## PROBLEM TO SOLVE
Copy out the material below in full, but not its images.

## RAW DATA
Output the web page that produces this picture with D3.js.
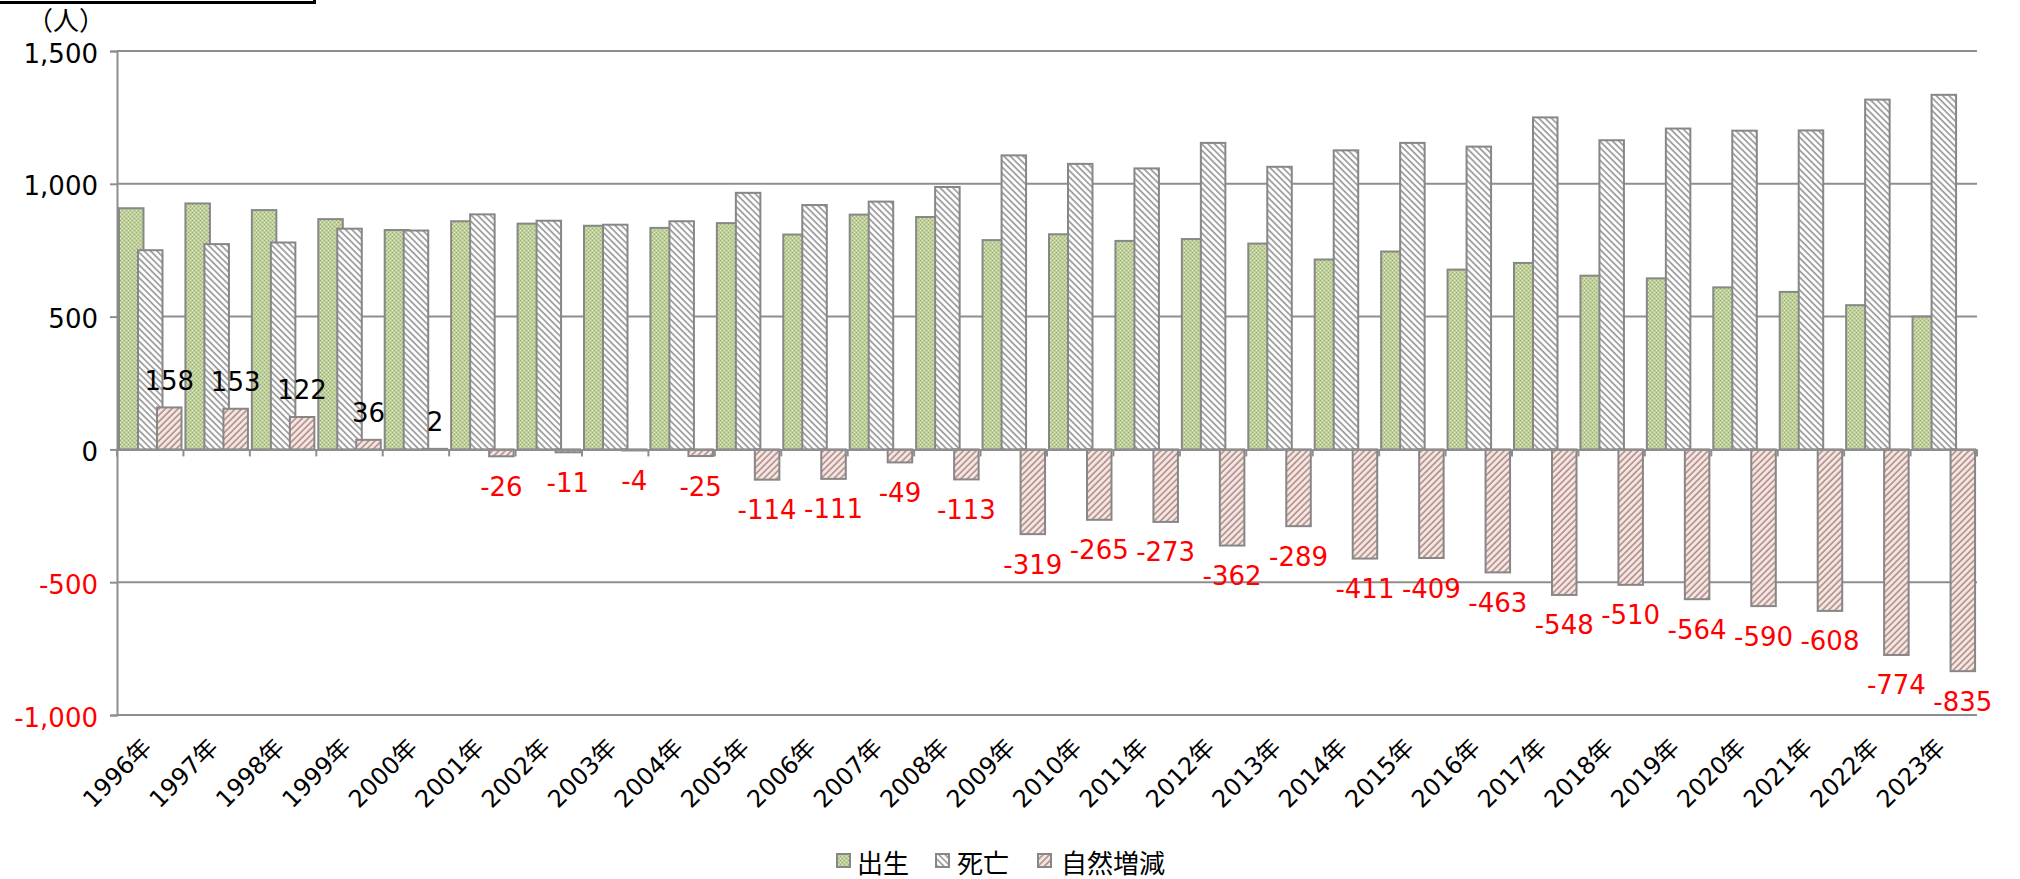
<!DOCTYPE html>
<html><head><meta charset="utf-8">
<script src="https://cdn.jsdelivr.net/npm/d3@7"></script>
<style>
html,body{margin:0;padding:0;background:#fff;}
svg text{font-family:"DejaVu Sans","Noto Sans CJK JP",sans-serif;}
</style></head>
<body><svg id="c" width="2020" height="879"></svg>
<script>
const years = [1996,1997,1998,1999,2000,2001,2002,2003,2004,2005,2006,2007,2008,2009,2010,2011,2012,2013,2014,2015,2016,2017,2018,2019,2020,2021,2022,2023];
const categories = years.map(y => y + "年");
const births = [908,926,901,867,826,859,850,842,834,852,809,884,875,788,810,785,792,775,715,745,677,702,654,644,610,593,543,500];
const deaths = [750,773,779,831,824,885,861,846,859,966,920,933,988,1107,1075,1058,1154,1064,1126,1154,1140,1250,1164,1208,1200,1201,1317,1335];
const change = [158,153,122,36,2,-26,-11,-4,-25,-114,-111,-49,-113,-319,-265,-273,-362,-289,-411,-409,-463,-548,-510,-564,-590,-608,-774,-835];
const yTicks = [-1000,-500,0,500,1000,1500];
const seriesNames = ["出生","死亡","自然増減"];
const unitLabel = "（人）";

const fmt = v => d3.format(",")(v).replace("−","-");

const svg = d3.select("#c");
const x = d3.scaleBand().domain(categories).range([117,1977]).padding(0);
const y = d3.scaleLinear().domain([-1000,1500]).range([715,51]);
const bw = x.bandwidth();
const pad = bw*0.03, w = bw*0.369, step = bw*0.286;

const defs = svg.append("defs");
// births: dotted green
const pb = defs.append("pattern").attr("id","pBirth").attr("patternUnits","userSpaceOnUse").attr("width",4).attr("height",4);
pb.append("rect").attr("width",4).attr("height",4).attr("fill","#bfd09b");
[[0,0],[2,2]].forEach(p=>pb.append("rect").attr("x",p[0]).attr("y",p[1]).attr("width",1).attr("height",1).attr("fill","#98ae74"));
[[2,0],[0,2]].forEach(p=>pb.append("rect").attr("x",p[0]).attr("y",p[1]).attr("width",1).attr("height",1).attr("fill","#dce6c6"));
// deaths: gray back-diagonal
const pd = defs.append("pattern").attr("id","pDeath").attr("patternUnits","userSpaceOnUse").attr("width",4.5).attr("height",4.5).attr("patternTransform","rotate(-45)");
pd.append("rect").attr("width",4.5).attr("height",4.5).attr("fill","#ffffff");
pd.append("line").attr("x1",1).attr("x2",1).attr("y1",0).attr("y2",4.5).attr("stroke","#9a9a9a").attr("stroke-width",1.7);
// change: pink forward-diagonal
const pc = defs.append("pattern").attr("id","pChange").attr("patternUnits","userSpaceOnUse").attr("width",4.5).attr("height",4.5).attr("patternTransform","rotate(45)");
pc.append("rect").attr("width",4.5).attr("height",4.5).attr("fill","#f7e5e0");
pc.append("line").attr("x1",1).attr("x2",1).attr("y1",0).attr("y2",4.5).attr("stroke","#a88888").attr("stroke-width",1.5);

const fills = ["url(#pBirth)","url(#pDeath)","url(#pChange)"];
const gridColor = "#8e8e8e";

// top-left cut-off box
svg.append("rect").attr("x",-5).attr("y",-10).attr("width",319.5).attr("height",12.5)
  .attr("fill","none").attr("stroke","#000").attr("stroke-width",3);

// gridlines
svg.append("g").selectAll("line").data(yTicks.filter(v=>v!==0)).join("line")
  .attr("x1",117).attr("x2",1977).attr("y1",d=>y(d)).attr("y2",d=>y(d))
  .attr("stroke",gridColor).attr("stroke-width",2);

// y axis
const yAxis = svg.append("g").attr("transform","translate(117,0)")
  .call(d3.axisLeft(y).tickValues(yTicks).tickSize(7).tickPadding(12).tickFormat(fmt));
yAxis.select(".domain").attr("stroke",gridColor).attr("stroke-width",2);
yAxis.selectAll(".tick line").attr("stroke",gridColor).attr("stroke-width",2);
yAxis.selectAll(".tick text").attr("font-size",26).attr("font-family","DejaVu Sans, Noto Sans CJK JP")
  .attr("dy",null).attr("y",11).attr("fill",d=>d<0?"#ff0000":"#000");

// bars
const allSeries = [births, deaths, change];
allSeries.forEach((vals,si)=>{
  svg.append("g").selectAll("rect").data(vals).join("rect")
    .attr("x",(d,i)=>x(categories[i])+pad+si*step)
    .attr("width",w)
    .attr("y",d=>y(Math.max(0,d)))
    .attr("height",d=>Math.abs(y(d)-y(0)))
    .attr("fill",fills[si]).attr("stroke","#878787").attr("stroke-width",2);
});

// zero (category) axis with ticks
const xAxis = svg.append("g").attr("transform",`translate(0,${y(0)})`)
  .call(d3.axisBottom(x).tickSize(0).tickFormat(""));
xAxis.select(".domain").attr("stroke",gridColor).attr("stroke-width",2);
const bounds = categories.map(c=>x(c)).concat([x.range()[1]]);
xAxis.append("g").selectAll("line").data(bounds).join("line")
  .attr("x1",d=>d).attr("x2",d=>d).attr("y1",0).attr("y2",7)
  .attr("stroke",gridColor).attr("stroke-width",2);

// category labels
svg.append("g").selectAll("text").data(categories).join("text")
  .attr("transform",c=>`translate(${x(c)+bw/2+3},749) rotate(-45)`)
  .attr("text-anchor","end").attr("font-size",24).attr("fill","#000")
  .text(c=>c);

// data labels on natural change
svg.append("g").selectAll("text").data(change).join("text")
  .attr("x",(d,i)=>x(categories[i])+pad+2*step+w/2)
  .attr("y",d=> d>=0 ? y(d)-27+9.5 : y(d)+30+9.5)
  .attr("text-anchor","middle").attr("font-size",26)
  .attr("fill",d=>d<0?"#ff0000":"#000")
  .text(fmt);

// unit label
svg.append("text").attr("x",66).attr("y",30).attr("text-anchor","middle")
  .attr("font-size",26).attr("font-family","Noto Sans CJK JP").text(unitLabel);

// legend
const legX = [837,936,1038], legTX = [857,957,1061];
seriesNames.forEach((n,i)=>{
  svg.append("rect").attr("x",legX[i]).attr("y",854).attr("width",13).attr("height",13)
    .attr("fill",fills[i]).attr("stroke","#878787").attr("stroke-width",2);
  svg.append("text").attr("x",legTX[i]).attr("y",873).attr("font-size",26)
    .attr("font-family","Noto Sans CJK JP").attr("fill","#000").text(n);
});
</script></body></html>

## COMPLETE ANSWER
Output the web page that produces this picture with D3.js.
<!DOCTYPE html>
<html><head><meta charset="utf-8">
<script src="https://cdn.jsdelivr.net/npm/d3@7"></script>
<style>
html,body{margin:0;padding:0;background:#fff;}
svg text{font-family:"DejaVu Sans","Noto Sans CJK JP",sans-serif;}
</style></head>
<body><svg id="c" width="2020" height="879"></svg>
<script>
const years = [1996,1997,1998,1999,2000,2001,2002,2003,2004,2005,2006,2007,2008,2009,2010,2011,2012,2013,2014,2015,2016,2017,2018,2019,2020,2021,2022,2023];
const categories = years.map(y => y + "年");
const births = [908,926,901,867,826,859,850,842,834,852,809,884,875,788,810,785,792,775,715,745,677,702,654,644,610,593,543,500];
const deaths = [750,773,779,831,824,885,861,846,859,966,920,933,988,1107,1075,1058,1154,1064,1126,1154,1140,1250,1164,1208,1200,1201,1317,1335];
const change = [158,153,122,36,2,-26,-11,-4,-25,-114,-111,-49,-113,-319,-265,-273,-362,-289,-411,-409,-463,-548,-510,-564,-590,-608,-774,-835];
const yTicks = [-1000,-500,0,500,1000,1500];
const seriesNames = ["出生","死亡","自然増減"];
const unitLabel = "（人）";

const fmt = v => d3.format(",")(v).replace("−","-");

const svg = d3.select("#c");
const x = d3.scaleBand().domain(categories).range([117,1977]).padding(0);
const y = d3.scaleLinear().domain([-1000,1500]).range([715,51]);
const bw = x.bandwidth();
const pad = bw*0.03, w = bw*0.369, step = bw*0.286;

const defs = svg.append("defs");
// births: dotted green
const pb = defs.append("pattern").attr("id","pBirth").attr("patternUnits","userSpaceOnUse").attr("width",4).attr("height",4);
pb.append("rect").attr("width",4).attr("height",4).attr("fill","#bfd09b");
[[0,0],[2,2]].forEach(p=>pb.append("rect").attr("x",p[0]).attr("y",p[1]).attr("width",1).attr("height",1).attr("fill","#98ae74"));
[[2,0],[0,2]].forEach(p=>pb.append("rect").attr("x",p[0]).attr("y",p[1]).attr("width",1).attr("height",1).attr("fill","#dce6c6"));
// deaths: gray back-diagonal
const pd = defs.append("pattern").attr("id","pDeath").attr("patternUnits","userSpaceOnUse").attr("width",4.5).attr("height",4.5).attr("patternTransform","rotate(-45)");
pd.append("rect").attr("width",4.5).attr("height",4.5).attr("fill","#ffffff");
pd.append("line").attr("x1",1).attr("x2",1).attr("y1",0).attr("y2",4.5).attr("stroke","#9a9a9a").attr("stroke-width",1.7);
// change: pink forward-diagonal
const pc = defs.append("pattern").attr("id","pChange").attr("patternUnits","userSpaceOnUse").attr("width",4.5).attr("height",4.5).attr("patternTransform","rotate(45)");
pc.append("rect").attr("width",4.5).attr("height",4.5).attr("fill","#f7e5e0");
pc.append("line").attr("x1",1).attr("x2",1).attr("y1",0).attr("y2",4.5).attr("stroke","#a88888").attr("stroke-width",1.5);

const fills = ["url(#pBirth)","url(#pDeath)","url(#pChange)"];
const gridColor = "#8e8e8e";

// top-left cut-off box
svg.append("rect").attr("x",-5).attr("y",-10).attr("width",319.5).attr("height",12.5)
  .attr("fill","none").attr("stroke","#000").attr("stroke-width",3);

// gridlines
svg.append("g").selectAll("line").data(yTicks.filter(v=>v!==0)).join("line")
  .attr("x1",117).attr("x2",1977).attr("y1",d=>y(d)).attr("y2",d=>y(d))
  .attr("stroke",gridColor).attr("stroke-width",2);

// y axis
const yAxis = svg.append("g").attr("transform","translate(117,0)")
  .call(d3.axisLeft(y).tickValues(yTicks).tickSize(7).tickPadding(12).tickFormat(fmt));
yAxis.select(".domain").attr("stroke",gridColor).attr("stroke-width",2);
yAxis.selectAll(".tick line").attr("stroke",gridColor).attr("stroke-width",2);
yAxis.selectAll(".tick text").attr("font-size",26).attr("font-family","DejaVu Sans, Noto Sans CJK JP")
  .attr("dy",null).attr("y",11).attr("fill",d=>d<0?"#ff0000":"#000");

// bars
const allSeries = [births, deaths, change];
allSeries.forEach((vals,si)=>{
  svg.append("g").selectAll("rect").data(vals).join("rect")
    .attr("x",(d,i)=>x(categories[i])+pad+si*step)
    .attr("width",w)
    .attr("y",d=>y(Math.max(0,d)))
    .attr("height",d=>Math.abs(y(d)-y(0)))
    .attr("fill",fills[si]).attr("stroke","#878787").attr("stroke-width",2);
});

// zero (category) axis with ticks
const xAxis = svg.append("g").attr("transform",`translate(0,${y(0)})`)
  .call(d3.axisBottom(x).tickSize(0).tickFormat(""));
xAxis.select(".domain").attr("stroke",gridColor).attr("stroke-width",2);
const bounds = categories.map(c=>x(c)).concat([x.range()[1]]);
xAxis.append("g").selectAll("line").data(bounds).join("line")
  .attr("x1",d=>d).attr("x2",d=>d).attr("y1",0).attr("y2",7)
  .attr("stroke",gridColor).attr("stroke-width",2);

// category labels
svg.append("g").selectAll("text").data(categories).join("text")
  .attr("transform",c=>`translate(${x(c)+bw/2+3},749) rotate(-45)`)
  .attr("text-anchor","end").attr("font-size",24).attr("fill","#000")
  .text(c=>c);

// data labels on natural change
svg.append("g").selectAll("text").data(change).join("text")
  .attr("x",(d,i)=>x(categories[i])+pad+2*step+w/2)
  .attr("y",d=> d>=0 ? y(d)-27+9.5 : y(d)+30+9.5)
  .attr("text-anchor","middle").attr("font-size",26)
  .attr("fill",d=>d<0?"#ff0000":"#000")
  .text(fmt);

// unit label
svg.append("text").attr("x",66).attr("y",30).attr("text-anchor","middle")
  .attr("font-size",26).attr("font-family","Noto Sans CJK JP").text(unitLabel);

// legend
const legX = [837,936,1038], legTX = [857,957,1061];
seriesNames.forEach((n,i)=>{
  svg.append("rect").attr("x",legX[i]).attr("y",854).attr("width",13).attr("height",13)
    .attr("fill",fills[i]).attr("stroke","#878787").attr("stroke-width",2);
  svg.append("text").attr("x",legTX[i]).attr("y",873).attr("font-size",26)
    .attr("font-family","Noto Sans CJK JP").attr("fill","#000").text(n);
});
</script></body></html>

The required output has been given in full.